Aunque el libro permaneciera olvidado entre las décadas - es todo un hit en las librerías de viejo, de lo mucho que es desechado - y la película se emitiera en 1996 a las 5 de la madrugada, su espíritu pervivía. 
Y su título me fascinó lo suficiente para programar el VHS aquella noche.


Hay algo que echo en falta en el magnífico ensayo de Stephen Rebello: por qué, a pesar de todo, la película de El valle de las muñecas conquista y seduce. A mí y a otros muchos, después de tantos años y por motivos distintos a los que acudieron a verla en masa en 1967. 
No soy amante de las ineptitudes cinematográficas ni de las reevaluaciones irónicas. Me gusta el cine bien hecho, bien contado, bien apasionado, y la cultura basura me aliena – el cine del citado Russ Meyer, por ejemplo, no me gusta -, pero El valle de las muñecas vive perenne en mis favoritas. 
Ya lo he dicho: desde que la vi, sin saber nada de ella, más que una breve crítica de Leonard Maltin que la llamaba “terrible”, la llevo en la boca y en la mente como un mantra, un padrenuestro, un Valle Mío, lleno eres de muñecas.


El atractivo de la película se dice hasta incógnita para mí cuando la reviso. Es una cosa a veces fea y aburrida y, de repente, se vuelve bella, hipnótica. En su condición de desaguisado, de cosa a medio hacer, tiene algo de lo bueno del viejo Hollywood justo cuando se estaba hundiendo. Debe ser la hermosura del naufragio, la energía particular del melodrama clásico que permanece entre una casi absoluta esclerosis.
La interpretación de Patty Duke, lo más comentado y parodiado del film, tanto que acabó con su carrera en el cine, está en cualquier anal de lo histriónico y suele citarse como el ejemplo de lo que jamás debe hacer un actor. 
Pero es ella la que hace inolvidable la película, interlocutora válida de cuando la serenidad y la mesura no son suficientes y conviene desmelenarse y gritar por la gloria perdida en los callejones, incluso bajo temible pelucón.

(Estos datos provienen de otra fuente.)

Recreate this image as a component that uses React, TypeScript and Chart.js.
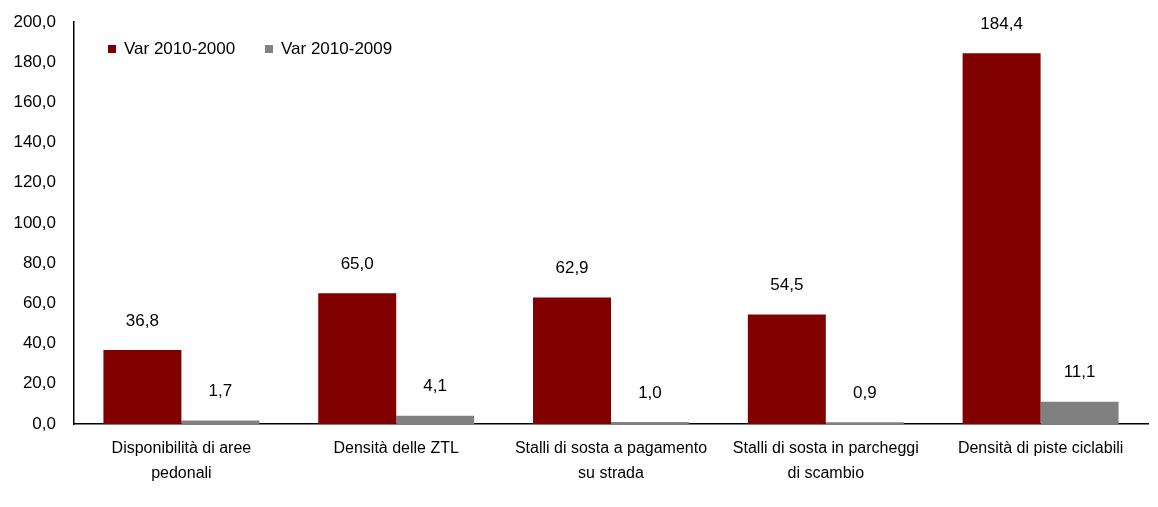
import React, { useEffect, useRef } from "react";
import { Chart, registerables } from "chart.js";

Chart.register(...registerables);

const categories: (string | string[])[] = [
  ["Disponibilità di aree", "pedonali"],
  "Densità delle ZTL",
  ["Stalli di sosta a pagamento", "su strada"],
  ["Stalli di sosta in parcheggi", "di scambio"],
  "Densità di piste ciclabili",
];
const var2010_2000 = [36.8, 65.0, 62.9, 54.5, 184.4];
const var2010_2009 = [1.7, 4.1, 1.0, 0.9, 11.1];
const seriesNames = ["Var 2010-2000", "Var 2010-2009"];
const seriesColors = ["#800000", "#808080"];

const FONT = "'Liberation Sans', Arial, sans-serif";
const fmt = (v: number) => v.toFixed(1).replace(".", ",");

const labelPlugin = {
  id: "valueLabels",
  afterDatasetsDraw(chart: any) {
    const ctx = chart.ctx;
    ctx.save();
    ctx.font = `17px ${FONT}`;
    ctx.fillStyle = "#000";
    ctx.textAlign = "center";
    ctx.textBaseline = "middle";
    chart.data.datasets.forEach((ds: any, i: number) => {
      const meta = chart.getDatasetMeta(i);
      meta.data.forEach((bar: any, j: number) => {
        ctx.fillText(fmt(ds.data[j]), bar.x, bar.y - 29);
      });
    });
    // legend
    const lx = [108, 265];
    ctx.textAlign = "left";
    ctx.textBaseline = "middle";
    seriesNames.forEach((n, i) => {
      ctx.fillStyle = seriesColors[i];
      ctx.fillRect(lx[i], 45, 8, 8);
      ctx.fillStyle = "#000";
      ctx.fillText(n, lx[i] + 16, 49);
    });
    ctx.restore();
  },
};

export default function App() {
  const ref = useRef<HTMLCanvasElement>(null);
  useEffect(() => {
    document.body.style.margin = "0";
    const chart = new Chart(ref.current!, {
      type: "bar",
      data: {
        labels: categories,
        datasets: [
          { label: seriesNames[0], data: var2010_2000, backgroundColor: seriesColors[0] },
          { label: seriesNames[1], data: var2010_2009, backgroundColor: seriesColors[1] },
        ],
      },
      options: {
        animation: false,
        responsive: false,
        layout: { padding: { top: 22, right: 10, left: 0, bottom: 0 } },
        plugins: { legend: { display: false }, tooltip: { enabled: false } },
        datasets: { bar: { categoryPercentage: 0.726, barPercentage: 1 } },
        scales: {
          x: {
            grid: { display: false, drawTicks: false },
            border: { color: "#000", width: 1.5 },
            ticks: { color: "#000", font: { family: FONT, size: 16, lineHeight: 1.55 }, padding: 12, maxRotation: 0, autoSkip: false },
            afterFit: (s: any) => { s.height = 83; s.paddingLeft = 0; s.paddingRight = 0; },
          },
          y: {
            min: 0,
            max: 200,
            grid: { display: false, drawTicks: false },
            border: { color: "#000", width: 1.5 },
            ticks: { stepSize: 20, color: "#000", font: { family: FONT, size: 17 }, padding: 18, callback: (v: any) => fmt(Number(v)) },
            afterFit: (s: any) => { s.width = 74; s.paddingTop = 0; s.paddingBottom = 0; },
          },
        },
      },
      plugins: [labelPlugin],
    });
    return () => chart.destroy();
  }, []);
  return <canvas ref={ref} width={1158} height={507} style={{ display: "block" }} />;
}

El tono camp, que no por casualidad etiqueta a los ademanes afeminados, puede explicar el hilo que mantiene con el público gay, pero también diría con cualquier cinéfilo con sentido del humor. 
Como señalé, es una película embebida del exceso de hacer demasiadas películas y de consumirlas. 
Sus clichés, sus delirantes diálogos, sus giros – las sillas de ruedas, los manicomios, la pelea de gatas -, sus entrañables y patéticas aspiraciones de volverse moderna – el anuncio Gillian, el móvil psicodélico que se torna maraña en el escenario de la diva – y, al mismo tiempo, su candor, su ingenuidad, su romanticismo, su glamour, su imposibilidad de dejar de ser antigua; todo eso y mucho más forma parte de la leyenda de El valle de las muñecas y de mi relación amorosa con ella.


Ya no las hacen así, decían los nostálgicos cuando veían clásicos del cine en la televisión. 
Con El valle de las muñecas, podría decirse que es verdad, que ya tampoco las hacen así. Hasta para la ineptitud y las ansias de forrarse, el fulgor era otro.